Third, the king must not take many wives (17:17a). It was normal in ancient times to seal treaties between kings by intermarriage. Foreign women would influence the Israelites to abandon the unique lifestyle to which God had called them. Later in Israel's history, Ahab (who married Jezebel) and Jehoram (who married Athaliah) learned the hard consequences of ignoring this proscription.
Fourth, the king must not accumulate large amounts of gold and silver (17:17b). Perhaps God wanted to make sure Israel's king remained dependent upon him for success; or perhaps he wanted to keep his people from interacting with the pagan nations that would be supplying the gold and silver.
Fifth, the king must keep a copy of God's Torah with him to be read throughout his life, so he would rule according to God's principles (17:18-20).
This was God's king: faithful, separate from the pagans, guiding God's people to righteous living as a shepherd leads his sheep.
A King Such As Other Nations Have
Facing a Philistine threat at the time of Samuel the prophet, Israel requested a king. Samuel was angry because he knew they were rejecting God's rule. The key to God's displeasure was the request itself, to "appoint a king to lead us, such as all the other nations have" (1 Sam. 8, emphasis added). The Israelites did not ask for a king that God would choose, but one that the world would choose.
Jewish scholars maintain that the story of David and Saul makes this contrast clear. When the people asked for a ruler such as other nations had, God gave them Saul, "a man who couldn't keep track of donkeys in his care," to show them what their kind of king would be: a self-absorbed failure. Throughout his life, Saul did things to satisfy his own desires and not God's.

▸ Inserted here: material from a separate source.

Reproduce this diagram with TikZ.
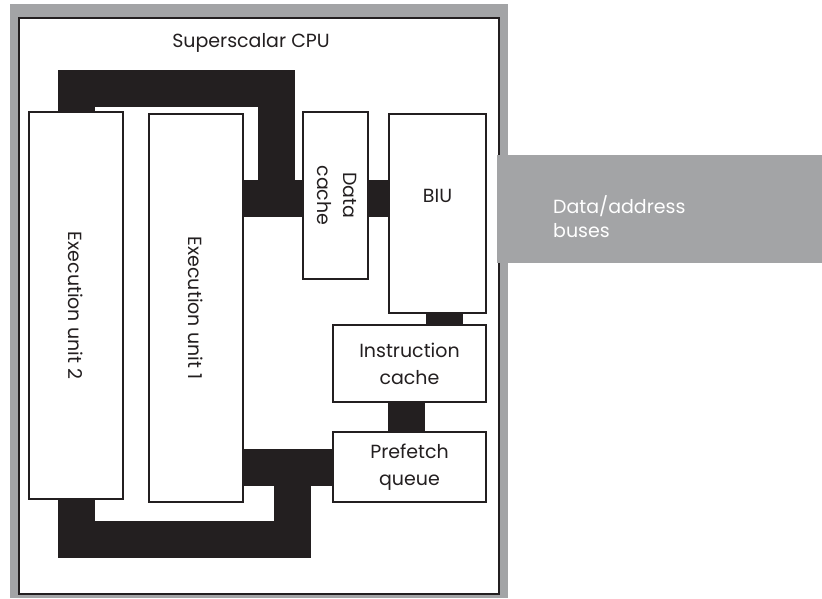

By contrast, David, a shepherd like God, was God's choice for king, a man after his own heart. David lived by the words of the Torah, keeping the Lord always before him. When he sinned with Bathsheba, he was beside himself with sorrow, because he knew he had turned from God.
Who Do You Want As Your King?
Today, we face the same decision the Israelites did. Who (or what) do we want as our king (master)? The fascinating stories of 1 Samuel provide us with some insight and perspective.
Solomon was the wisest king of all. Yet the Bible judges Solomon by God's standards: "Solomon had four thousand stalls for horses and chariots, and twelve thousand horses" (compare 2 Chron. 9:25 with Deut. 17:16a). "The king [Solomon] made silver as common in Jerusalem as stones" (compare 2 Chron. 9:27 with Deut. 17:17b). "The weight of the gold that Solomon received yearly was 666 talents" (compare 2 Chron. 9:13 with Deut.17:17b). "He [Solomon] had seven hundred wives of royal birth and three hundred concubines [mistresses]" (compare 1 Kings 11:3 with Deut. 17:17a).
What a shock! The wisest human ruler who ever lived broke almost every command God gave for a king.
We are left wanting something better. Matthew, the Jewish writer, voiced our need: "If this is the best the human race can provide, there must be someone else." Then he remembered the words of Jesus: "... one greater than Solomon is here" (Matt. 12:42).
That is God's final choice for the ideal king: Jesus the Messiah. He must be our choice as well.